Cuando llevamos ya unos años con el mismo móvil, empezamos a pensar que es muy viejo y que tenemos que cambiarlo. Lo mismo nos pasa con muchas cosas que utilizamos: la ropa, el coche… Y no digamos si hablamos de las leyes: continuamente están cambiando, y a veces contradiciéndose entre sí.
El salmo de hoy dice: “La ley del Señor es perfecta y es descanso del alma… El temor del Señor es puro y eternamente estable”. Dios es perfecto y ya no puede mejorar más. Y Él ha querido dejarnos escrita una ley eterna, es decir, que nunca termina y que nos lleva a la vida eterna: son los diez mandamientos, que hemos escuchado en la primera lectura. Nunca pasan, valen para todos los hombres de cualquier época y de cualquier lugar, a pesar de tener ¡3.300 años!
Y no solo nos los ha dado de forma externa, sino que también los ha grabado en nuestro corazón como con un sello. Así, en nuestro interior, cuando hacemos el bien, nos damos cuenta de que es algo correcto y sentimos paz. Por el contrario, cuando hacemos el mal, sentimos desasosiego y sabemos que se trata de algo malo. Este capacidad de diferenciar el bien del mal en nosotros mismos es lo que llamamos la conciencia. Y la conciencia plenamente con los diez mandamientos.

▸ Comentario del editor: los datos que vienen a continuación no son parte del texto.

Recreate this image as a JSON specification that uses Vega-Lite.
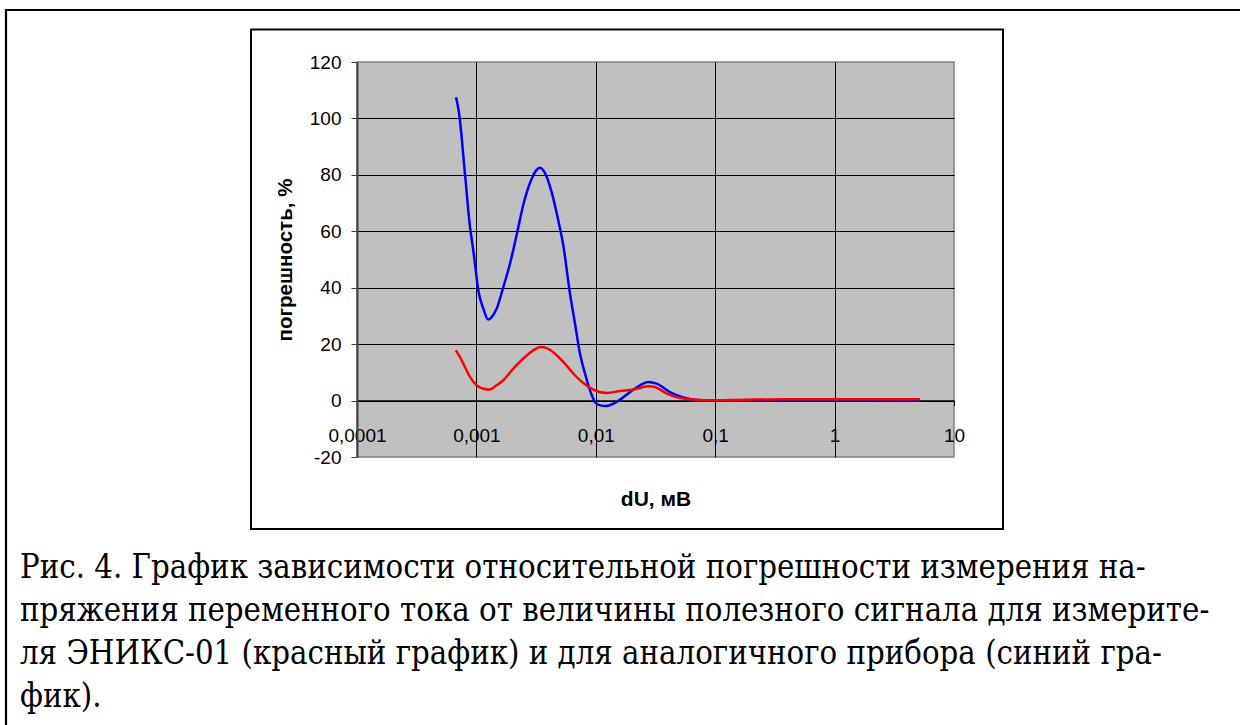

Sin embargo, nuestra conciencia puede deformarse, puede dejar de tener claro lo que es bueno y lo que es malo: bien por falta de luz, bien por influencias de los demás, bien porque hemos dejado que el mal se instale en nosotros.
Precisamente de esto es de lo que nos habla el Evangelio de hoy. Jesús expulsa a los mercaderes del templo, les vuelca las mesas, les esparce las monedas… Ellos no solo estaban incumpliendo lo que Dios quería, sino que lo hacían de forma estable, se habían instalado en el templo, lo habían convertido en una “cueva de ladrones”. Nuestra Madre la Iglesia nos pide hoy que miremos en nuestro interior, en nuestra conciencia, en ese templo de Dios que es nuestra alma, para ver si hay pecados que se han instalado, y que por tanto ya no identificamos como acciones malas, impidiendo así de forma permanente que Dios descanse a gusto en nuestro corazón.
Es como hacer una limpieza general de nuestra alma, un examen profundo de nuestra conciencia. Es muy propio de este tiempo de Cuaresma. Para hacerlo, te invito a que utilices los diez mandamientos: Léelos despacio tú solo o en familia, piensa en cada uno de ellos, y pregúntate con sinceridad: ¿Lo entiendo plenamente? ¿Lo acepto sin reservas? ¿Lo intento cumplir?
Si, al leer los mandamientos, nos damos cuenta de que no entendemos bien algo, no pasa nada; vayamos al catecismo o preguntemos a un sacerdote, una persona consagrada, un catequista…
Dejemos que Dios ilumine nuestra conciencia a través de los diez mandamientos y de las enseñanzas morales de la Iglesia. Y pidámosle su ayuda divina para ponernos en camino y realizar el bien. Así, Él descansará en nuestro templo interior, y nosotros viviremos llenos de paz, y nos prepararemos para el gran misterio de la Pascua. María, arca de la alianza, ruega por nosotros.